Am currently reading The History of Tom Jones, a Foundling by Henry Fielding. Am frankly surprised that it's as good as it is told to be, as novel writing was still relatively new at that time (1749). Beats Defoe.

The only supernatural agents which can in any manner be allowed to us moderns, are ghosts; but of these I would advise an author to be extremely sparing. These are indeed, like arsenic, and other dangerous drugs in physic, to be used with the utmost caution; nor would I advise the introduction of them at all in those works, or by those authors, to which, or to whom, a horse-laugh in the reader would be any great prejudice or mortification.

Henry Fielding. History of Tom Jones, a Foundling (Kindle Locations 5545-5548).
 
Am currently reading The History of Tom Jones, a Foundling by Henry Fielding. Am frankly surprised that it's as good as it is told to be, as novel writing was still relatively new at that time (1749). Beats Defoe.

The only supernatural agents which can in any manner be allowed to us moderns, are ghosts; but of these I would advise an author to be extremely sparing. These are indeed, like arsenic, and other dangerous drugs in physic, to be used with the utmost caution; nor would I advise the introduction of them at all in those works, or by those authors, to which, or to whom, a horse-laugh in the reader would be any great prejudice or mortification.

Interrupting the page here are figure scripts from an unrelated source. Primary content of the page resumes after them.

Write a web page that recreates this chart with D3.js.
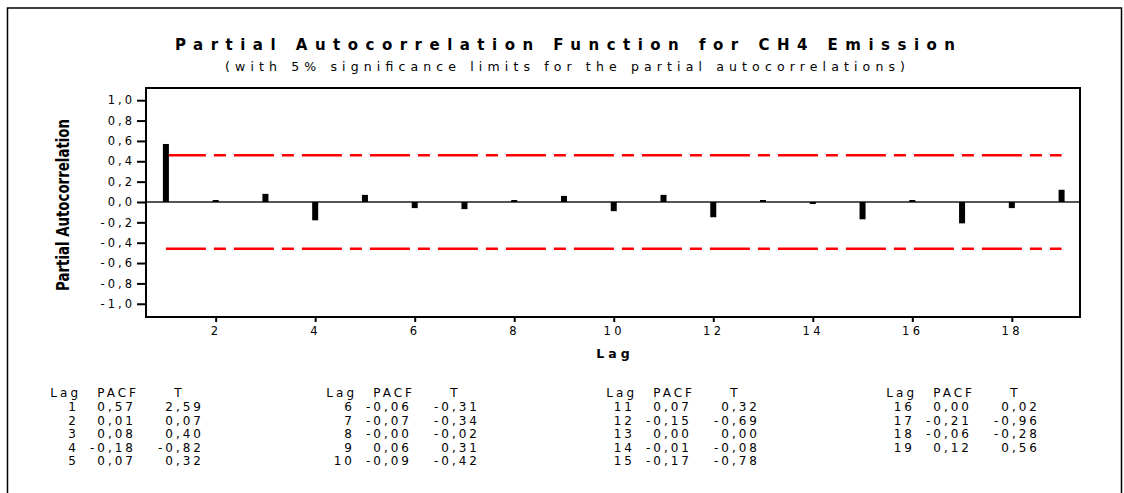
<!DOCTYPE html>
<html>
<head>
<meta charset="utf-8">
<script src="https://cdn.jsdelivr.net/npm/d3@7"></script>
<style>
  html, body { margin: 0; padding: 0; background: #fff; }
  svg { display: block; }
  text { font-family: "DejaVu Sans", Verdana, sans-serif; fill: #000; }
</style>
</head>
<body>
<svg id="chart" width="1124" height="493"></svg>
<script>
// ---- data ----
const lags = [1, 2, 3, 4, 5, 6, 7, 8, 9, 10, 11, 12, 13, 14, 15, 16, 17, 18, 19];
const pacf = [0.57, 0.01, 0.08, -0.18, 0.07, -0.06, -0.07, -0.00, 0.06, -0.09, 0.07, -0.15, 0.00, -0.01, -0.17, 0.00, -0.21, -0.06, 0.12];
const tStat = [2.59, 0.07, 0.40, -0.82, 0.32, -0.31, -0.34, -0.02, 0.31, -0.42, 0.32, -0.69, 0.00, -0.08, -0.78, 0.02, -0.96, -0.28, 0.56];
const pacfLabels = ["0,57", "0,01", "0,08", "-0,18", "0,07", "-0,06", "-0,07", "-0,00", "0,06", "-0,09", "0,07", "-0,15", "0,00", "-0,01", "-0,17", "0,00", "-0,21", "-0,06", "0,12"];
const tLabels = ["2,59", "0,07", "0,40", "-0,82", "0,32", "-0,31", "-0,34", "-0,02", "0,31", "-0,42", "0,32", "-0,69", "0,00", "-0,08", "-0,78", "0,02", "-0,96", "-0,28", "0,56"];
const yTicks = [1.0, 0.8, 0.6, 0.4, 0.2, 0.0, -0.2, -0.4, -0.6, -0.8, -1.0];
const yTickLabels = ["1,0", "0,8", "0,6", "0,4", "0,2", "0,0", "-0,2", "-0,4", "-0,6", "-0,8", "-1,0"];
const xTicks = [2, 4, 6, 8, 10, 12, 14, 16, 18];
const sigLimit = [0.46, -0.46];
const titleText = "Partial Autocorrelation Function for CH4 Emission";
const subtitleText = "(with 5% significance limits for the partial autocorrelations)";
const yTitle = "Partial Autocorrelation";
const xTitle = "Lag";

// ---- layout ----
const svg = d3.select("#chart");
const pL = 146, pR = 1080, pT = 88, pB = 317;

const x = d3.scaleLinear().domain([0.6, 19.37]).range([pL, pR]);
const y = d3.scaleLinear().domain([-1.13, 1.12]).range([pB, pT]);

// outer frame
svg.append("rect").attr("x", 7.5).attr("y", 8).attr("width", 1114).attr("height", 520)
  .attr("fill", "none").attr("stroke", "#000").attr("stroke-width", 1.5);

// title
svg.append("text").attr("x", 565).attr("y", 50).attr("text-anchor", "middle")
  .attr("font-size", 15).attr("font-weight", "bold")
  .attr("textLength", 780).attr("lengthAdjust", "spacing").text(titleText);
svg.append("text").attr("x", 565).attr("y", 71).attr("text-anchor", "middle")
  .attr("font-size", 12.5)
  .attr("textLength", 680).attr("lengthAdjust", "spacing").text(subtitleText);

// significance limits
const dash = "40,8,12,8";
svg.selectAll("line.sig").data(sigLimit).enter().append("line")
  .attr("class", "sig")
  .attr("x1", x(lags[0])).attr("x2", x(lags[lags.length - 1]))
  .attr("y1", d => y(d)).attr("y2", d => y(d))
  .attr("stroke", "#ff0000").attr("stroke-width", 2.5).attr("stroke-dasharray", dash);

// zero line
svg.append("line").attr("x1", pL).attr("x2", pR).attr("y1", y(0)).attr("y2", y(0))
  .attr("stroke", "#555").attr("stroke-width", 2);

// bars
const bw = 6;
svg.selectAll("rect.bar").data(lags).enter().append("rect")
  .attr("class", "bar")
  .attr("x", d => x(d) - bw / 2)
  .attr("y", (d, i) => {
    const h = Math.max(Math.abs(y(pacf[i]) - y(0)), 2);
    return pacf[i] >= 0 ? y(0) - h : y(0);
  })
  .attr("width", bw)
  .attr("height", (d, i) => Math.max(Math.abs(y(pacf[i]) - y(0)), 2))
  .attr("fill", "#000");

// box
svg.append("rect").attr("x", pL).attr("y", pT).attr("width", pR - pL).attr("height", pB - pT)
  .attr("fill", "none").attr("stroke", "#000").attr("stroke-width", 2);

// y axis
const yAxis = d3.axisLeft(y).tickValues(yTicks).tickSize(9).tickPadding(5)
  .tickFormat((d, i) => yTickLabels[i]);
const gy = svg.append("g").attr("transform", `translate(${pL},0)`).call(yAxis);
gy.select(".domain").remove();
gy.selectAll(".tick line").attr("stroke", "#000").attr("stroke-width", 2);
gy.selectAll(".tick text").attr("font-size", 11.5).attr("letter-spacing", 3)
  .attr("font-family", "DejaVu Sans, sans-serif").attr("dx", 3).attr("fill", "#000");

// x axis
const xAxis = d3.axisBottom(x).tickValues(xTicks).tickSize(5).tickPadding(5)
  .tickFormat(d3.format("d"));
const gx = svg.append("g").attr("transform", `translate(0,${pB})`).call(xAxis);
gx.select(".domain").remove();
gx.selectAll(".tick line").attr("stroke", "#000").attr("stroke-width", 2);
gx.selectAll(".tick text").attr("font-size", 11.5).attr("letter-spacing", 3.5)
  .attr("font-family", "DejaVu Sans, sans-serif").attr("dx", 0).attr("fill", "#000");

// axis titles
svg.append("text").attr("x", (pL + pR) / 2).attr("y", 358).attr("text-anchor", "middle")
  .attr("font-size", 12.5).attr("font-weight", "bold").attr("letter-spacing", 4).attr("dx", 2)
  .text(xTitle);
svg.append("text").attr("transform", "translate(69,205) rotate(-90)").attr("text-anchor", "middle")
  .attr("font-size", 17).attr("font-weight", "bold")
  .attr("textLength", 172).attr("lengthAdjust", "spacingAndGlyphs").text(yTitle);

// ---- table ----
const blocks = [[0, 5], [5, 10], [10, 15], [15, 19]];
const blockX = [76, 352, 632, 912];
const headerY = 397, rowY0 = 411, rowStep = 13.6;
const tf = 12, ls = 3;
blocks.forEach((b, bi) => {
  const bx = blockX[bi];
  const g = svg.append("g").attr("font-size", tf);
  g.append("text").attr("x", bx + 2 + ls).attr("y", headerY).attr("text-anchor", "end")
    .attr("letter-spacing", ls).attr("font-size", tf).text("Lag");
  g.append("text").attr("x", bx + 60 + ls).attr("y", headerY).attr("text-anchor", "end")
    .attr("letter-spacing", ls).attr("font-size", tf).text("PACF");
  g.append("text").attr("x", bx + 102).attr("y", headerY).attr("text-anchor", "middle")
    .attr("font-size", tf).text("T");
  const rows = lags.slice(b[0], b[1]);
  rows.forEach((lag, ri) => {
    const i = b[0] + ri;
    const yy = rowY0 + ri * rowStep;
    g.append("text").attr("x", bx + ls).attr("y", yy).attr("text-anchor", "end")
      .attr("letter-spacing", ls).attr("font-size", tf).text(String(lag));
    g.append("text").attr("x", bx + 57 + ls).attr("y", yy).attr("text-anchor", "end")
      .attr("letter-spacing", ls).attr("font-size", tf).text(pacfLabels[i]);
    g.append("text").attr("x", bx + 125 + ls).attr("y", yy).attr("text-anchor", "end")
      .attr("letter-spacing", ls).attr("font-size", tf).text(tLabels[i]);
  });
});
</script>
</body>
</html>
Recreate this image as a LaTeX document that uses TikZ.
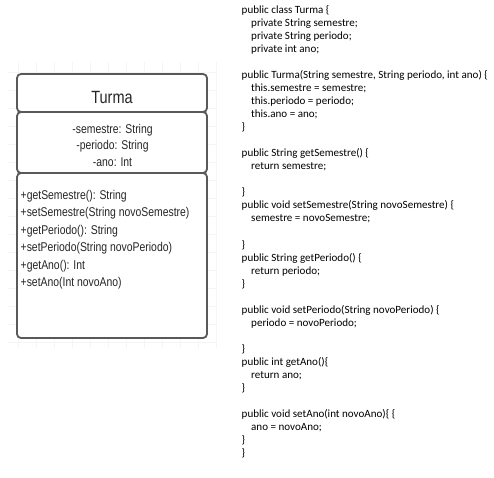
\documentclass[tikz,border=0pt]{standalone}
\usepackage{fontspec}
\setmainfont{Carlito}
\newfontfamily\umlfont[FakeStretch=0.82]{Liberation Sans}
\newfontfamily\codefont{Carlito}
\begin{document}
\begin{tikzpicture}[x=1pt,y=-1pt,
  umlbox/.style={draw=black!65, line width=1.8pt, fill=white, rounded corners=4pt},
  umltext/.style={inner sep=0pt, text=black!85, font=\umlfont\fontsize{12.7}{14}\selectfont},
  codeline/.style={inner sep=0pt, anchor=base west, text=black, font=\codefont\fontsize{11.05}{13}\selectfont}]
\useasboundingbox (0,0) rectangle (494,477);
\fill[white] (0,0) rectangle (494,477);
% faint grid
\draw[black!4, line width=0.5pt, step=18pt] (8,62) grid (216,348);
% class boxes
\draw[umlbox] (17,74) rectangle (207,112);
\draw[umlbox] (17,112) rectangle (207,173);
\draw[umlbox] (17,173) rectangle (207,338);
\node[inner sep=0pt, anchor=base, text=black!85, font=\umlfont\fontsize{17.7}{20}\selectfont] (name) at (112,103.3) {Turma};
\node[umltext, anchor=base] (a1) at (112.5,133.3) {-semestre: String};
\node[umltext, anchor=base] (a2) at (112.5,149.6) {-periodo: String};
\node[umltext, anchor=base] (a3) at (112.5,166) {-ano: Int};
\node[umltext, anchor=base west] (m1) at (20.5,199.5) {+getSemestre(): String};
\node[umltext, anchor=base west] (m2) at (20.5,216.9) {+setSemestre(String novoSemestre)};
\node[umltext, anchor=base west] (m3) at (20.5,234.3) {+getPeriodo(): String};
\node[umltext, anchor=base west] (m4) at (20.5,251.7) {+setPeriodo(String novoPeriodo)};
\node[umltext, anchor=base west] (m5) at (20.5,269.1) {+getAno(): Int};
\node[umltext, anchor=base west] (m6) at (20.5,286.5) {+setAno(Int novoAno)};
% code
\def\cx{241.5}
\def\ci{251}
\newcommand{\codeat}[3]{\node[codeline] (c#1) at (#2,{13.3+13.04*#1}) {#3};}
\codeat{0}{\cx}{public class Turma \{}
\codeat{1}{\ci}{private String semestre;}
\codeat{2}{\ci}{private String periodo;}
\codeat{3}{\ci}{private int ano;}
\codeat{5}{\cx}{public Turma(String semestre, String periodo, int ano) \{}
\codeat{6}{\ci}{this.semestre = semestre;}
\codeat{7}{\ci}{this.periodo = periodo;}
\codeat{8}{\ci}{this.ano = ano;}
\codeat{9}{\cx}{\}}
\codeat{11}{\cx}{public String getSemestre() \{}
\codeat{12}{\ci}{return semestre;}
\codeat{14}{\cx}{\}}
\codeat{15}{\cx}{public void setSemestre(String novoSemestre) \{}
\codeat{16}{\ci}{semestre = novoSemestre;}
\codeat{18}{\cx}{\}}
\codeat{19}{\cx}{public String getPeriodo() \{}
\codeat{20}{\ci}{return periodo;}
\codeat{21}{\cx}{\}}
\codeat{23}{\cx}{public void setPeriodo(String novoPeriodo) \{}
\codeat{24}{\ci}{periodo = novoPeriodo;}
\codeat{26}{\cx}{\}}
\codeat{27}{\cx}{public int getAno()\{}
\codeat{28}{\ci}{return ano;}
\codeat{29}{\cx}{\}}
\codeat{31}{\cx}{public void setAno(int novoAno)\{ \{}
\codeat{32}{\ci}{ano = novoAno;}
\codeat{33}{\cx}{\}}
\codeat{34}{\cx}{\}}
\end{tikzpicture}
\end{document}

Henry Fielding. History of Tom Jones, a Foundling (Kindle Locations 5545-5548).

That is a great quote!
 
Currently reading "In Regalia" by Erin McCormack. I'm about 1/2 way through and really enjoying her subtle but detailed characters with very genuine story lines.

Basic Premise - a sister is called upon to provide help for the twin children of her estranged sister, who passed away the year before. They don't want her to take the kids, just provide help navigating a serious allergy problem while their other aunt, and main caregiver, is about to give birth.

It is keeping me hooked while not being ENDOFTHEWORLD! kind of story line with someone in imminent risk of dying. It's real, believable and very interesting.

In contemporary New England, forty-year old Helene Roy Bradford has worked hard to leave her troubled family history behind – her parents’ early deaths, a brother adrift, and an estranged younger sister in chronic addiction. Into her comfortable, well-ordered life comes a summons to assist her now deceased sister’s young twins by her Native American husband, serving time for charges related to his activism. But what kind of help? Conflict arises when the resources that Helene can offer don’t match the needs and values of the Native community, leading to crisis and change while discovering what is best for the children and for herself. A story in three voices: Helene's narrative; the journal pages of sister Renee; and blog posts on contemporary Indian life from brother-in-law Izzy; each is bound by family ties and the need to understand and to heal.